America’s Stock Market Exceptionalism Can’t Continue Forever

Relative to the size of the economy, U.S. corporate earnings are at steep levels

By Mike Bird

The S&P 500 is back at a new record high, while stocks in most of the rest of the world are yet to return to 2018’s peaks. But the rampant outperformance of U.S. equities can’t last forever.

Low interest rates and eye-watering valuations have been credited with driving the U.S. bull market, but financial conditions haven’t been so different elsewhere. The big reason why U.S. stocks have beaten those in almost every other country during the past decade—and why the trend has limits—is more basic: profits.

Since the beginning of 2008, earnings per share for U.S. equities have risen by 80%, according to FactSet data. Over the same period, Japanese earnings have risen by half as much in dollar terms, emerging-market earnings are flat and European companies are yet to see profits recover to their level before the financial crisis.

The postcrash economic expansions in Europe and Japan have been weak relative to the U.S. recovery, which has been helped by the global success of Silicon Valley. China’s slowdown has pinched emerging markets.

This divergence could continue, but other parts of the picture look harder to replicate. Above all, U.S. corporate profits have surged relative to the size of the economy. For the second half of the 20th century, corporate profits after tax typically ran to around 6% of output, and almost never rose above 8%. Now, the figure runs to 10%, helped by last year’s tax cuts. It would have to rise to unprecedented levels, double its precrisis average, to repeat the trend of the past decade.
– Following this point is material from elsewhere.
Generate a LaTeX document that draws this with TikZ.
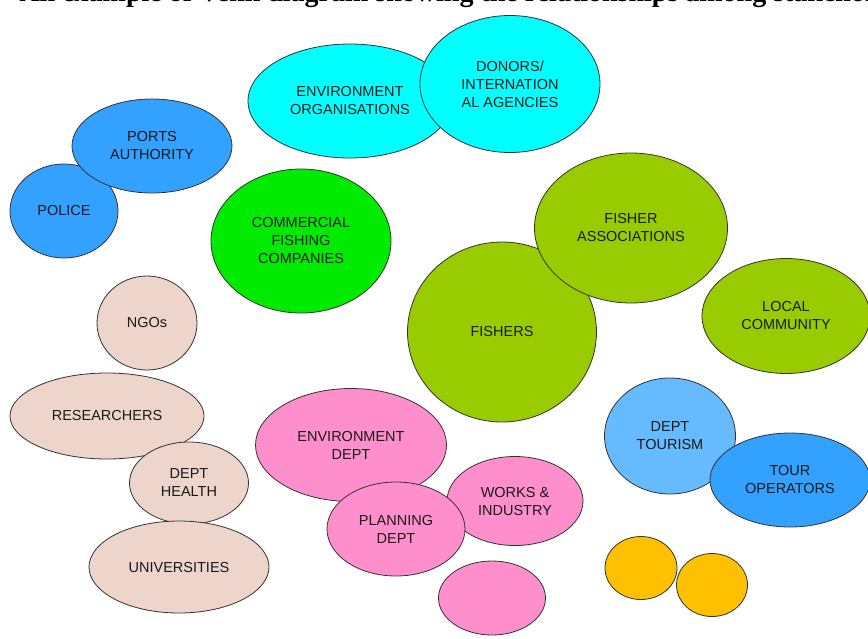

Low interest rates and eye-watering valuations have been credited with driving the U.S. bull market. Photo: Spencer Platt/Getty Images

Japanese corporate profits have also grown as a share of the economy, largely due to a wholesale shift in corporate governance, which unlike a tax cut may fuel sustained earnings growth. In many European countries, meanwhile, the profit share of GDP has yet to return to precrisis levels.

Shifting guidance on interest rates has contributed to the recent rally, too. But since the Federal Reserve is now expected to hold fire on further increases for two more years, it’s difficult to see how it can boost stocks further without actually cutting rates.

Those factors don’t mean equities elsewhere are about to start steaming ahead of U.S. stocks. Equities in the rest of the world have their own problems.

But they do suggest that investors can’t expect such dramatic outperformance in future. After an amazing run, those with significant exposure to U.S. stocks would do well to take a trip overseas.